** begin Material to process **

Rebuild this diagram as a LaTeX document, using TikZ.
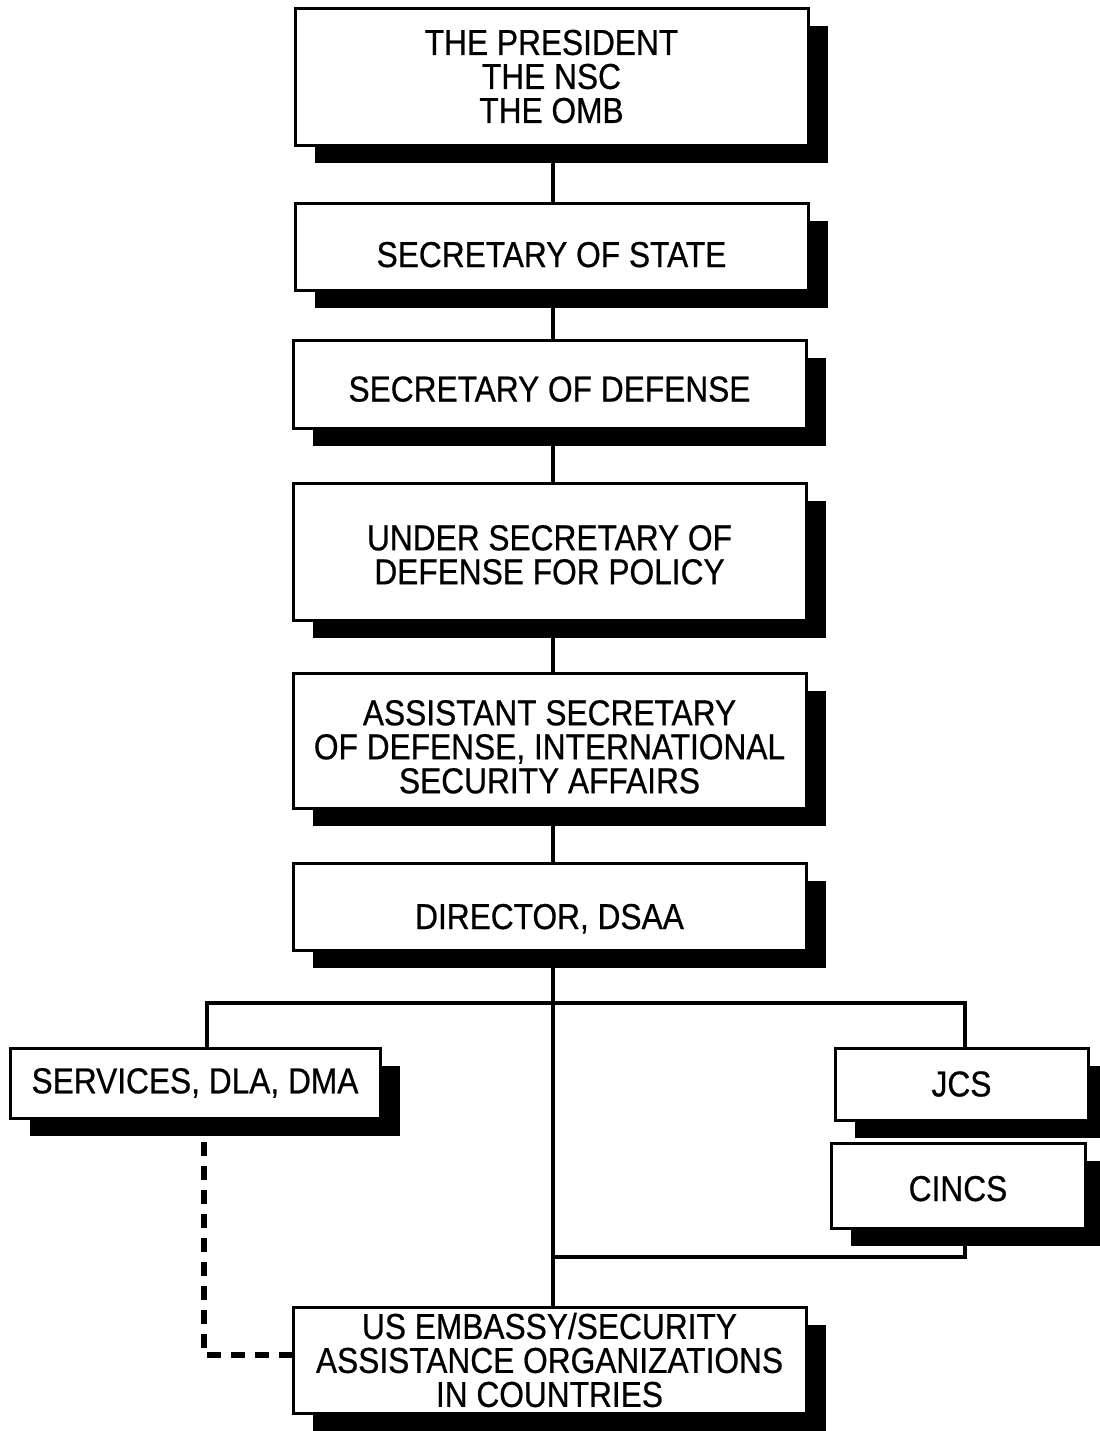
\documentclass[tikz,border=0pt]{standalone}
\usepackage{fontspec}
\setmainfont{Liberation Sans}[FakeStretch=0.88,FakeBold=0.6]
\usetikzlibrary{shadows}
\tikzset{
  orgbox/.style={draw=black, fill=white, line width=1.5pt, inner sep=0pt, outer sep=0pt,
    align=center, font=\fontsize{18pt}{17pt}\selectfont,
    drop shadow={shadow xshift=10pt, shadow yshift=-9pt, fill=black, opacity=1}},
  conn/.style={line width=2pt, line join=miter},
  dashconn/.style={line width=3pt, dash pattern=on 7pt off 5pt}
}
\begin{document}
\begin{tikzpicture}[x=0.5pt,y=-0.5pt]
\useasboundingbox (0,0) rectangle (1099,1431);
\fill[white] (0,0) rectangle (1099,1431);
\coordinate (spine) at (553,0);
\coordinate (jl) at (207,1003);
\coordinate (jr) at (965,1003);
\coordinate (bot) at (553,1257);
\coordinate (dk) at (204,1355);

\node[orgbox, minimum width=256.5pt, minimum height=68.5pt] (b1) at (551.5,76.5) {THE PRESIDENT\\THE NSC\\THE OMB};
\node[orgbox, minimum width=256.5pt, minimum height=43.5pt, text height=20.5pt, text depth=0pt] (b2) at (551.5,246.5) {SECRETARY OF STATE};
\node[orgbox, minimum width=256.5pt, minimum height=44pt, text height=17.5pt, text depth=0pt] (b3) at (549.5,384) {SECRETARY OF DEFENSE};
\node[orgbox, minimum width=256.5pt, minimum height=68.5pt] (b4) at (549.5,551.5) {\rule{0pt}{15.9pt}UNDER SECRETARY OF\\DEFENSE FOR POLICY};
\node[orgbox, minimum width=256.5pt, minimum height=67.5pt] (b5) at (549.5,740.5) {\rule{0pt}{18.9pt}ASSISTANT SECRETARY\\OF DEFENSE, INTERNATIONAL\\SECURITY AFFAIRS};
\node[orgbox, minimum width=256.5pt, minimum height=43.5pt, text height=22.5pt, text depth=0pt] (b6) at (549.5,906.5) {DIRECTOR, DSAA};
\node[orgbox, minimum width=185pt, minimum height=35pt] (svc) at (195,1083) {SERVICES, DLA, DMA};
\node[orgbox, minimum width=126.5pt, minimum height=36pt] (jcs) at (961.5,1084) {JCS};
\node[orgbox, minimum width=127pt, minimum height=42.5pt, text height=15.5pt, text depth=0pt] (cincs) at (958,1185.5) {CINCS};
\node[orgbox, minimum width=256.5pt, minimum height=53pt] (emb) at (549.5,1360) {US EMBASSY/SECURITY\\ASSISTANCE ORGANIZATIONS\\IN COUNTRIES};

\draw[conn] (b1.south -| spine) -- (b2.north -| spine);
\draw[conn] (b2.south -| spine) -- (b3.north -| spine);
\draw[conn] (b3.south -| spine) -- (b4.north -| spine);
\draw[conn] (b4.south -| spine) -- (b5.north -| spine);
\draw[conn] (b5.south -| spine) -- (b6.north -| spine);
\draw[conn] (b6.south -| spine) -- (emb.north -| spine);
\draw[conn] (svc.north -| jl) -- (jl) -- (jr) -- (jcs.north -| jr);
\draw[conn] (cincs.south -| jr) -- (jr |- bot) -- (bot);
\draw[dashconn] (svc.south -| dk) -- (dk) -- (dk -| emb.west);
\end{tikzpicture}
\end{document}
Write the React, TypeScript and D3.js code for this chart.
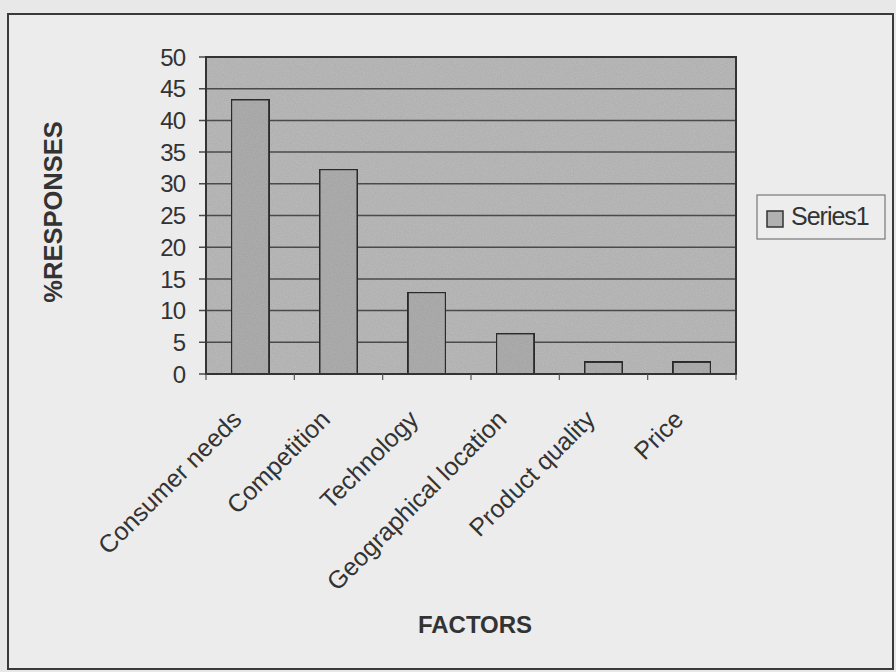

** end Material to process **

• [What this task involves]: Transcribe the material exactly, keeping every word and none of the pictures.

• [Output of the exercise]:
Rebuild this diagram as a LaTeX document, using TikZ.
\documentclass[tikz,border=0pt]{standalone}
\usepackage{fontspec}
\setmainfont{Liberation Sans}[FakeStretch=0.88,FakeBold=0.6]
\usetikzlibrary{shadows}
\tikzset{
  orgbox/.style={draw=black, fill=white, line width=1.5pt, inner sep=0pt, outer sep=0pt,
    align=center, font=\fontsize{18pt}{17pt}\selectfont,
    drop shadow={shadow xshift=10pt, shadow yshift=-9pt, fill=black, opacity=1}},
  conn/.style={line width=2pt, line join=miter},
  dashconn/.style={line width=3pt, dash pattern=on 7pt off 5pt}
}
\begin{document}
\begin{tikzpicture}[x=0.5pt,y=-0.5pt]
\useasboundingbox (0,0) rectangle (1099,1431);
\fill[white] (0,0) rectangle (1099,1431);
\coordinate (spine) at (553,0);
\coordinate (jl) at (207,1003);
\coordinate (jr) at (965,1003);
\coordinate (bot) at (553,1257);
\coordinate (dk) at (204,1355);

\node[orgbox, minimum width=256.5pt, minimum height=68.5pt] (b1) at (551.5,76.5) {THE PRESIDENT\\THE NSC\\THE OMB};
\node[orgbox, minimum width=256.5pt, minimum height=43.5pt, text height=20.5pt, text depth=0pt] (b2) at (551.5,246.5) {SECRETARY OF STATE};
\node[orgbox, minimum width=256.5pt, minimum height=44pt, text height=17.5pt, text depth=0pt] (b3) at (549.5,384) {SECRETARY OF DEFENSE};
\node[orgbox, minimum width=256.5pt, minimum height=68.5pt] (b4) at (549.5,551.5) {\rule{0pt}{15.9pt}UNDER SECRETARY OF\\DEFENSE FOR POLICY};
\node[orgbox, minimum width=256.5pt, minimum height=67.5pt] (b5) at (549.5,740.5) {\rule{0pt}{18.9pt}ASSISTANT SECRETARY\\OF DEFENSE, INTERNATIONAL\\SECURITY AFFAIRS};
\node[orgbox, minimum width=256.5pt, minimum height=43.5pt, text height=22.5pt, text depth=0pt] (b6) at (549.5,906.5) {DIRECTOR, DSAA};
\node[orgbox, minimum width=185pt, minimum height=35pt] (svc) at (195,1083) {SERVICES, DLA, DMA};
\node[orgbox, minimum width=126.5pt, minimum height=36pt] (jcs) at (961.5,1084) {JCS};
\node[orgbox, minimum width=127pt, minimum height=42.5pt, text height=15.5pt, text depth=0pt] (cincs) at (958,1185.5) {CINCS};
\node[orgbox, minimum width=256.5pt, minimum height=53pt] (emb) at (549.5,1360) {US EMBASSY/SECURITY\\ASSISTANCE ORGANIZATIONS\\IN COUNTRIES};

\draw[conn] (b1.south -| spine) -- (b2.north -| spine);
\draw[conn] (b2.south -| spine) -- (b3.north -| spine);
\draw[conn] (b3.south -| spine) -- (b4.north -| spine);
\draw[conn] (b4.south -| spine) -- (b5.north -| spine);
\draw[conn] (b5.south -| spine) -- (b6.north -| spine);
\draw[conn] (b6.south -| spine) -- (emb.north -| spine);
\draw[conn] (svc.north -| jl) -- (jl) -- (jr) -- (jcs.north -| jr);
\draw[conn] (cincs.south -| jr) -- (jr |- bot) -- (bot);
\draw[dashconn] (svc.south -| dk) -- (dk) -- (dk -| emb.west);
\end{tikzpicture}
\end{document}
Write the React, TypeScript and D3.js code for this chart.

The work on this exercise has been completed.